This work addresses the high computational complexity in estimating probabilistic values—such as Shapley values—arising from the exponential number of coalition evaluations. By analyzing existing Monte Carlo estimators through a unified perspective, the study uncovers a shared first-order error structure characterized by an augmented inverse probability weighting influence term and derives an explicit mean squared error expression. Building on this insight, the authors propose the Efficiency-Aware Surrogate-adjusted Estimator (EASE), which jointly optimizes the sampling strategy and surrogate function to enhance estimation accuracy. Empirical evaluations demonstrate that EASE consistently outperforms current state-of-the-art methods across diverse probabilistic value estimation tasks, achieving substantial improvements in both statistical efficiency and estimation precision.
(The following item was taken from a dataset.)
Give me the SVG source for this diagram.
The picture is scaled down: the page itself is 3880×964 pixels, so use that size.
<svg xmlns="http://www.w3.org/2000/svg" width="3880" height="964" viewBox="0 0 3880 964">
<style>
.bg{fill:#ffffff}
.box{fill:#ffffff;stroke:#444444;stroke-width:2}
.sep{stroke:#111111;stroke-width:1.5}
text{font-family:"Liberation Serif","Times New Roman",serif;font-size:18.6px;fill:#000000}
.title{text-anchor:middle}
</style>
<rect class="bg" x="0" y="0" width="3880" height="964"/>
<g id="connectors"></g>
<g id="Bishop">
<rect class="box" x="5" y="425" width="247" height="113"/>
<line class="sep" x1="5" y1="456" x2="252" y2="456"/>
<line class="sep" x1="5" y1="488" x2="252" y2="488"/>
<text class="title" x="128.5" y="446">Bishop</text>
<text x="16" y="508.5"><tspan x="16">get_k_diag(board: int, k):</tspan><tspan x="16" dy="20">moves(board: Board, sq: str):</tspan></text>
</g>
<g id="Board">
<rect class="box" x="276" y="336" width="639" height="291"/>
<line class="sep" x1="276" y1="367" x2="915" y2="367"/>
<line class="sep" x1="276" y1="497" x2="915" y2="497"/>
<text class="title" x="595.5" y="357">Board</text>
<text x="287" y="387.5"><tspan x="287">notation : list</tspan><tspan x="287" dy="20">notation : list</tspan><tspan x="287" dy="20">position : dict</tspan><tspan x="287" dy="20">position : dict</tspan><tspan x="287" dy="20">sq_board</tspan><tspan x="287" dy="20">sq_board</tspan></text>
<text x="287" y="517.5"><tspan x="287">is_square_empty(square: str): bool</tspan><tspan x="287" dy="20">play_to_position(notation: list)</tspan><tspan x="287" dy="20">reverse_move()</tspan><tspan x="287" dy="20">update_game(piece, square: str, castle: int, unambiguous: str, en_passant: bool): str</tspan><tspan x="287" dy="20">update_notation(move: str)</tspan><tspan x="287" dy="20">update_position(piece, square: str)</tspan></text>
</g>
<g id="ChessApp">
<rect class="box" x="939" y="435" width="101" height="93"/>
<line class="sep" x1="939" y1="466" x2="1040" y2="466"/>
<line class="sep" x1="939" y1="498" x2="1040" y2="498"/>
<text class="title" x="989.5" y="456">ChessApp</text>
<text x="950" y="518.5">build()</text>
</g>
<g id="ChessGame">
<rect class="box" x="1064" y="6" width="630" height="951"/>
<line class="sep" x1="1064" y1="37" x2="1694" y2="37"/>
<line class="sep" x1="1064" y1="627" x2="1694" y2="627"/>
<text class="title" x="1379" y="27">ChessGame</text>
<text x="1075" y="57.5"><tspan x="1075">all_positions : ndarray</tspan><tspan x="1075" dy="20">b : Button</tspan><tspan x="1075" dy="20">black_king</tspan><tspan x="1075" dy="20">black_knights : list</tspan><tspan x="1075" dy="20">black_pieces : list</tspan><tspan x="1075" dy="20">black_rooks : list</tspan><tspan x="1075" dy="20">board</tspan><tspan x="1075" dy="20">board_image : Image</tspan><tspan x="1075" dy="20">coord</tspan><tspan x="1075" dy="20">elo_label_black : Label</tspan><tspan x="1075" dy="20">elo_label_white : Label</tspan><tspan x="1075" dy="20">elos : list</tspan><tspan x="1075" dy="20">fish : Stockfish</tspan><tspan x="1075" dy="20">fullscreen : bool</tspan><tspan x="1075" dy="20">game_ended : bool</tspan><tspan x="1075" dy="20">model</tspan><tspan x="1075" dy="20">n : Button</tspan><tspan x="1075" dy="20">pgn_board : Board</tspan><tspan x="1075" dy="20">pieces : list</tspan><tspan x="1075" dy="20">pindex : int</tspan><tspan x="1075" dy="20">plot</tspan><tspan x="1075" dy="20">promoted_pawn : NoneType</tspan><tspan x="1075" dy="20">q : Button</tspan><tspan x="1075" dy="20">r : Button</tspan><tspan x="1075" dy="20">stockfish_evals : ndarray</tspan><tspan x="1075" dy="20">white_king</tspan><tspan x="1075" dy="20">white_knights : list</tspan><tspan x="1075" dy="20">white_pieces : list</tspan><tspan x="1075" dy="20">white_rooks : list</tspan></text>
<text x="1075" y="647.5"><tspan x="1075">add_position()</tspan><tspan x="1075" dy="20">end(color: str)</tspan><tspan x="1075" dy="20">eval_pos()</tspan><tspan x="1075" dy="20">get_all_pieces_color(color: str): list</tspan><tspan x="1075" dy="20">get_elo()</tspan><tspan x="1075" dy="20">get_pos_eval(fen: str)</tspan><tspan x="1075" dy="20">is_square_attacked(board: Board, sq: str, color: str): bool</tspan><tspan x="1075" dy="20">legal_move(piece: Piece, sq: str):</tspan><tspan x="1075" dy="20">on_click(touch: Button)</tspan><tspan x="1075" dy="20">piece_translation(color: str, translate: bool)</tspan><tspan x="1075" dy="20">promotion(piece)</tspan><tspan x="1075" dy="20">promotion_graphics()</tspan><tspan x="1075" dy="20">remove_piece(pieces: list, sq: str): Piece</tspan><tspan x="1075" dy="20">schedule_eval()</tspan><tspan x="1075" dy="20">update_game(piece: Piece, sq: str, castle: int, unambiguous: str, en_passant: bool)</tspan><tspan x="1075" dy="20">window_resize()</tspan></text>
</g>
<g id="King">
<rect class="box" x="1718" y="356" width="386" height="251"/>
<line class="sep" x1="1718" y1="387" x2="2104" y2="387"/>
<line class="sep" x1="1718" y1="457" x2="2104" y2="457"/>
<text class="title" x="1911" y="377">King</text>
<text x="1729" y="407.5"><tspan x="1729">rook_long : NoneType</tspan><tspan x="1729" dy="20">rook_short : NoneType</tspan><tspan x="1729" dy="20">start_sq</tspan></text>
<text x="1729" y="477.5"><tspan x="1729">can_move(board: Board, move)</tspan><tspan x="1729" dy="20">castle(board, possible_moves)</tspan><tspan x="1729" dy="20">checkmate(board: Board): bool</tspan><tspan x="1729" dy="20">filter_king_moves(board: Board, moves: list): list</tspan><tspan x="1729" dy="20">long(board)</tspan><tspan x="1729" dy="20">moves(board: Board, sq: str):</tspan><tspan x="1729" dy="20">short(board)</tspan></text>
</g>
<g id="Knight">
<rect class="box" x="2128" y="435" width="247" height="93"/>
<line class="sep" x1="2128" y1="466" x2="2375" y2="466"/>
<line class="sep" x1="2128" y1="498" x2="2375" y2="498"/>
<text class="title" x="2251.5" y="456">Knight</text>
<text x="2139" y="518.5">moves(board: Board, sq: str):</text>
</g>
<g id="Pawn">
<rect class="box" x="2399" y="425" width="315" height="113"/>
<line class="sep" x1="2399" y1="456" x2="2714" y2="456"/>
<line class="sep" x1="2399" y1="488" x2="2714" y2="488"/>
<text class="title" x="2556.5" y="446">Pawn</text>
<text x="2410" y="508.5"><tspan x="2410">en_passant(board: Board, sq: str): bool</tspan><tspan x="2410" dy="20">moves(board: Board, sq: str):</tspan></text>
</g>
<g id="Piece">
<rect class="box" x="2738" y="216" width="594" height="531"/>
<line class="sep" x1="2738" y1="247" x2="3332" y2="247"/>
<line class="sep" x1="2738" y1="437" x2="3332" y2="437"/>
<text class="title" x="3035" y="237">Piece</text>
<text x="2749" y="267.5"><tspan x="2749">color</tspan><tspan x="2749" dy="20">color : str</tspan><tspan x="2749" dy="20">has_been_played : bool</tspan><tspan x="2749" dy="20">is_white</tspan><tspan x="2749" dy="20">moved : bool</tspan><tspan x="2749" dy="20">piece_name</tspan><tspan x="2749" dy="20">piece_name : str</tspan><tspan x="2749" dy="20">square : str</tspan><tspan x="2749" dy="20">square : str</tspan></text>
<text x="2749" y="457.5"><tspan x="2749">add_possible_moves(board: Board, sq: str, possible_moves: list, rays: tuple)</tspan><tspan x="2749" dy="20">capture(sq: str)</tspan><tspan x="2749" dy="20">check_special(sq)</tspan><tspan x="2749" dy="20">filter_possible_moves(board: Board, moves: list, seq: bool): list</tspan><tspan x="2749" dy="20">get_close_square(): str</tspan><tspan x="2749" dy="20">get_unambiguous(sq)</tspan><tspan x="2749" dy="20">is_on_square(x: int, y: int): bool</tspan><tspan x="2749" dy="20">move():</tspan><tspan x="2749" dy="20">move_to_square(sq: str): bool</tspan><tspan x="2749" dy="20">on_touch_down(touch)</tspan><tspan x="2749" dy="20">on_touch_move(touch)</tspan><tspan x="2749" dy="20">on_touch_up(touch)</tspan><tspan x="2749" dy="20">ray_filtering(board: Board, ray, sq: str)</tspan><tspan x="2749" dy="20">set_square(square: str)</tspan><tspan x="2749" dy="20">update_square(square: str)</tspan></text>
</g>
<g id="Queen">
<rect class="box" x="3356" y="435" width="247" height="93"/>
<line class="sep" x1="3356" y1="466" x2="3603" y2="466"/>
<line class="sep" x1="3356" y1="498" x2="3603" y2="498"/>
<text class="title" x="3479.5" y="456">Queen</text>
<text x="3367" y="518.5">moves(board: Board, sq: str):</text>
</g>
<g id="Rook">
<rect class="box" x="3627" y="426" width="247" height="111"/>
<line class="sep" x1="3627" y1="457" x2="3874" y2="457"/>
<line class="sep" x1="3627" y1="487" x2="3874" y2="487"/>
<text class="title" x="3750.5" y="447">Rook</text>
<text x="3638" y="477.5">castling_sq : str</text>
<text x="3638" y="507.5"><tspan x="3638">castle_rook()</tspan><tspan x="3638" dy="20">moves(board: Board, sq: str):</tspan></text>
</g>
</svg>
Probabilistic values, including Shapley values and semivalues, provide a model-agnostic framework to attribute the behavior of a black-box model to data points or features, with a wide range of applications including explainable artificial intelligence and data valuation. However, their exact computation requires utility evaluations over exponentially many coalitions, making Monte Carlo approximation essential in modern machine learning applications. Existing estimators are often developed through different identification strategies, including weighted averages, self-normalized weighting, regression adjustment, and weighted least squares. Our key observation is that these seemingly distinct constructions share a common first-order error structure, in which the leading term is an augmented inverse-probability weighted influence term determined by the sampling law and a working surrogate function. This first-order representation yields an explicit expression for the leading mean squared error (MSE), which characterizes how the sampling law and the surrogate jointly determine statistical efficiency. Guided by this criterion, we propose an Efficiency-Aware Surrogate-adjusted Estimator (EASE) that directly chooses the sampling law and surrogate to minimize the first-order MSE. We demonstrate that EASE consistently outperforms state-of-the-art estimators for various probabilistic values.